La Luce Cristallina gave an invited talk at the UBC Workshop on Ferroelectric Materials for Silicon Photonics last May 31, 2024.
Chip-scale quantum photonics
Our goal is to transform quantum photonics from an optical table to a silicon chip by incorporating ferroelectric materials such as barium titanite (BaTiO3 or BTO) and lithium niobate (LiNbO3 or LNO) into silicon photonic chips. We bring together researchers from across industry and universities with expertise in materials’ growth using molecular beam epitaxy (MBE), photonic chip design and fabrication, theoretical modeling, and quantum optics experimentation. Our research will develop the devices required to make photonic quantum computing commercially viable in both discrete and continuous-variable approaches.

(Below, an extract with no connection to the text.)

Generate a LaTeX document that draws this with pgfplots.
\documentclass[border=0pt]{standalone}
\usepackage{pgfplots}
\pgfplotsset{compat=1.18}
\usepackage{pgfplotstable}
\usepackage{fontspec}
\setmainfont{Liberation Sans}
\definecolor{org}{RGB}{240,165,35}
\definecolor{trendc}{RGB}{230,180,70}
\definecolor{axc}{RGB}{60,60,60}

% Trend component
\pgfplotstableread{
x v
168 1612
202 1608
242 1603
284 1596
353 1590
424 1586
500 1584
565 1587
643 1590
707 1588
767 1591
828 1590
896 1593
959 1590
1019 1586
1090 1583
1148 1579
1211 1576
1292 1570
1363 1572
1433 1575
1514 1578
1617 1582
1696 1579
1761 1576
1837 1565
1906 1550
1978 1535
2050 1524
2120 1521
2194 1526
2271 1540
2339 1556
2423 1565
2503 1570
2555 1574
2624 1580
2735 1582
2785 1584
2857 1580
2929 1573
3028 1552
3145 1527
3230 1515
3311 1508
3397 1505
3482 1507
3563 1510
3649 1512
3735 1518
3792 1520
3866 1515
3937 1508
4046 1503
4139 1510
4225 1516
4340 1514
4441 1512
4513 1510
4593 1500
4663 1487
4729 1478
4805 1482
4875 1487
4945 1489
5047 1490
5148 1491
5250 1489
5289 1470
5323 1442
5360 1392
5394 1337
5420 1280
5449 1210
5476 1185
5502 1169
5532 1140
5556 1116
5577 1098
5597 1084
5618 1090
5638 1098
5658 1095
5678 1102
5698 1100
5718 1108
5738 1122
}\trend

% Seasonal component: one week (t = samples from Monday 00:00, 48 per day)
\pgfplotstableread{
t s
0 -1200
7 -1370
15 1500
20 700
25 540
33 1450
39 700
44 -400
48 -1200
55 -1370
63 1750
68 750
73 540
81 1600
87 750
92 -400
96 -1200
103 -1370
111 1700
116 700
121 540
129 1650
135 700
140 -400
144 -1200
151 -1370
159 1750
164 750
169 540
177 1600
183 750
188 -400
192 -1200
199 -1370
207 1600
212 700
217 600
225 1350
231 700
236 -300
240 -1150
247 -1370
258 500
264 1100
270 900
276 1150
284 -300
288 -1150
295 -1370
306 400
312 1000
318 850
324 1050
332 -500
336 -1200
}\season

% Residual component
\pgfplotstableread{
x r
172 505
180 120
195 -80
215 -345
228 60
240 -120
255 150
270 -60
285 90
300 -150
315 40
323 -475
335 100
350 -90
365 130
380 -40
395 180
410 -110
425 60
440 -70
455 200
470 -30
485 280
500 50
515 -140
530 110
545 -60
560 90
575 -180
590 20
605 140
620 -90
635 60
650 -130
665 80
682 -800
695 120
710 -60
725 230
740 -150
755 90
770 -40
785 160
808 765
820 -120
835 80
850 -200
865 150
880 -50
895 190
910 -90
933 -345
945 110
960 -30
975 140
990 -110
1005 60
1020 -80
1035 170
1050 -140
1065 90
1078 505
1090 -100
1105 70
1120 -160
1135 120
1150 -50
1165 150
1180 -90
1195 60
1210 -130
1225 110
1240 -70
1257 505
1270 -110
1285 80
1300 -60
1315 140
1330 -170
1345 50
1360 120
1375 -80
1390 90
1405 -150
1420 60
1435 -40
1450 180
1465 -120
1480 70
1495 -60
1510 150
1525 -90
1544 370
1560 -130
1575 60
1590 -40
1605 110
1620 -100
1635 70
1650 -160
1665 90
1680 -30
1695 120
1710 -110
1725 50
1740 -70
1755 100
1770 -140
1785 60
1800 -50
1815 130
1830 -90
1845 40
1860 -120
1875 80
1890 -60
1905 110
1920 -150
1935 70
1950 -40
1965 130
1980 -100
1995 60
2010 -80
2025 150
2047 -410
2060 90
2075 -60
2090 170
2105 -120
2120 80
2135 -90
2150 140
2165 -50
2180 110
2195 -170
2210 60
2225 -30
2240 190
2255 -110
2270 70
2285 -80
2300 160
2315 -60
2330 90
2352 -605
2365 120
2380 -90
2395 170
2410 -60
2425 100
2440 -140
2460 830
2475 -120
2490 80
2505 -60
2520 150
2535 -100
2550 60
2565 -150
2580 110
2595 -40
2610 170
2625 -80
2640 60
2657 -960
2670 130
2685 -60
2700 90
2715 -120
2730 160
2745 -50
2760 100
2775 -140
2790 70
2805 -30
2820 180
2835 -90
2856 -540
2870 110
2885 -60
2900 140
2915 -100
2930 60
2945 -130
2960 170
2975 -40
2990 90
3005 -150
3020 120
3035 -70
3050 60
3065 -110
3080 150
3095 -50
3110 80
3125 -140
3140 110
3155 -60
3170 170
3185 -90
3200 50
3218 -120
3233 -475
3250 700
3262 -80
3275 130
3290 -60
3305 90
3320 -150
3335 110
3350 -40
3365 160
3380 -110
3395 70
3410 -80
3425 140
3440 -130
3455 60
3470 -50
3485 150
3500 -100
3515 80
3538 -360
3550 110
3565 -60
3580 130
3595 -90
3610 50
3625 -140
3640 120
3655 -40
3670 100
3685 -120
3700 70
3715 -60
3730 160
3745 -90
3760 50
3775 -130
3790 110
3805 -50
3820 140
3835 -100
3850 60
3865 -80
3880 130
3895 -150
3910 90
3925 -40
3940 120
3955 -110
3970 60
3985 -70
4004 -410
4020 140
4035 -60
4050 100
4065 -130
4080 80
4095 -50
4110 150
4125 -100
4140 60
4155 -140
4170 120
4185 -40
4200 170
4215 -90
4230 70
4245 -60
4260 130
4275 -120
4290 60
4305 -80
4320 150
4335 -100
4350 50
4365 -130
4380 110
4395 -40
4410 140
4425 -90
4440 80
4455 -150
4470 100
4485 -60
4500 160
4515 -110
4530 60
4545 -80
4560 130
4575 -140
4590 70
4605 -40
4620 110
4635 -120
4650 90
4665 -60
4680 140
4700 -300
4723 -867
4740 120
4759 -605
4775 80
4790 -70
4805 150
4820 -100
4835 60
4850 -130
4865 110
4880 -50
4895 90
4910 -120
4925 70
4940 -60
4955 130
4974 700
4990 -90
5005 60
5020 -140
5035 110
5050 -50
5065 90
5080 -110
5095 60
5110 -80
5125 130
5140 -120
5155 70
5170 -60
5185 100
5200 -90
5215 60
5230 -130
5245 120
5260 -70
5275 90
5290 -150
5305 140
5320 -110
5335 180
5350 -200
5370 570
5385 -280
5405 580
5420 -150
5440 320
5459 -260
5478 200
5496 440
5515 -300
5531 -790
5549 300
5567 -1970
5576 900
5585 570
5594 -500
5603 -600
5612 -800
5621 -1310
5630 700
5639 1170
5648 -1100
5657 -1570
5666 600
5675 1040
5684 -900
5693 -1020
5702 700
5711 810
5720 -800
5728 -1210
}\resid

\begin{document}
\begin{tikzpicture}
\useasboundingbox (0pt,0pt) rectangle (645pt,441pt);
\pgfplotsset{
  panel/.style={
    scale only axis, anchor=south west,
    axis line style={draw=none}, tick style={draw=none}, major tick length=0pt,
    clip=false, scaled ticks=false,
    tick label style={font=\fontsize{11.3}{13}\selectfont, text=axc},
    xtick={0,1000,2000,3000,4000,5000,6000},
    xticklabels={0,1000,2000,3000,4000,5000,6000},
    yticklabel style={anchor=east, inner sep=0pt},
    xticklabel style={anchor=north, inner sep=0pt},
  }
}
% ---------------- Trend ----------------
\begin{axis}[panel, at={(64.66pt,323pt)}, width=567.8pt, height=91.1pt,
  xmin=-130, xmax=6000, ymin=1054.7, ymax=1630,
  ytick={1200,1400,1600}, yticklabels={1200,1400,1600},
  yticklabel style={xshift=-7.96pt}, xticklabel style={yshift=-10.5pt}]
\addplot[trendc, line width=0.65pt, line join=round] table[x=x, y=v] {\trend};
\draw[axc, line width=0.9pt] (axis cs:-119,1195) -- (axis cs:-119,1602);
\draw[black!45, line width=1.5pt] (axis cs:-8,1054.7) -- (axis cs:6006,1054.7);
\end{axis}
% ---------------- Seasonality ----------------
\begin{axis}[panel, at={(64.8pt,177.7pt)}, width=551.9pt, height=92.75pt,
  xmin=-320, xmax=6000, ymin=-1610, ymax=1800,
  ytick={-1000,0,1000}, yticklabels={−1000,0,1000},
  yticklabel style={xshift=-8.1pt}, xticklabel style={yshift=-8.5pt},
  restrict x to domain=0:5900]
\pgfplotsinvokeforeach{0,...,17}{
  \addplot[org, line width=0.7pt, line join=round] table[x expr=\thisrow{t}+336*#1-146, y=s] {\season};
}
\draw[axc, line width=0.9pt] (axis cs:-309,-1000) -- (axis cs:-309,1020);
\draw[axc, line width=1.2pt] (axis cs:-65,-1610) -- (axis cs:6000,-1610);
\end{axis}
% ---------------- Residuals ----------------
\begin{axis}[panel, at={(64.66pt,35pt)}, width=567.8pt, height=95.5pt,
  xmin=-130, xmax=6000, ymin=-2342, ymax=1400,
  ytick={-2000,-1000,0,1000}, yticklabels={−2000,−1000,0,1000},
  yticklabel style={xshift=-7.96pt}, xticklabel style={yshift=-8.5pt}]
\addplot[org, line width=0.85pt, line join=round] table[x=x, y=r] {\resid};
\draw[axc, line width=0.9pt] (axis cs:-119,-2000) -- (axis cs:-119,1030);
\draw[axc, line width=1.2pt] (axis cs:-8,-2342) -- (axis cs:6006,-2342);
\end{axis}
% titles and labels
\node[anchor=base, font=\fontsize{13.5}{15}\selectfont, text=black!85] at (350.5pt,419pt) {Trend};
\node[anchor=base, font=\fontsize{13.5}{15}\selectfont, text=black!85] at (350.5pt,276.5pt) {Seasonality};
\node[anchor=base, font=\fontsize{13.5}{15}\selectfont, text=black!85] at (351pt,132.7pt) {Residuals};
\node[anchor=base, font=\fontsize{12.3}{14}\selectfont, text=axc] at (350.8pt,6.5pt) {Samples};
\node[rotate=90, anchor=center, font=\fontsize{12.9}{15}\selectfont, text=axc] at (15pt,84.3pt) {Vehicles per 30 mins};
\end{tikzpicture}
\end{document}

Quantum information science and technologies that use photons as qubits have enormous unrealized potential, as suggested by the most convincing realization, so far, of a quantum algorithm operating much faster than its classical counterpart. Photons offer unique advantages as information carriers; for example, they travel at the speed of light, enabling ultrafast operations in contrast to other Quantum Computing (QC) architectures. They act as “flying qubits” that can transmit quantum information over long distances, enabling a series of algorithms for distributed QC, the so-called quantum internet. They can also be easily integrated with existing semiconductor fabrication processes, offering the potential for low-cost mass production.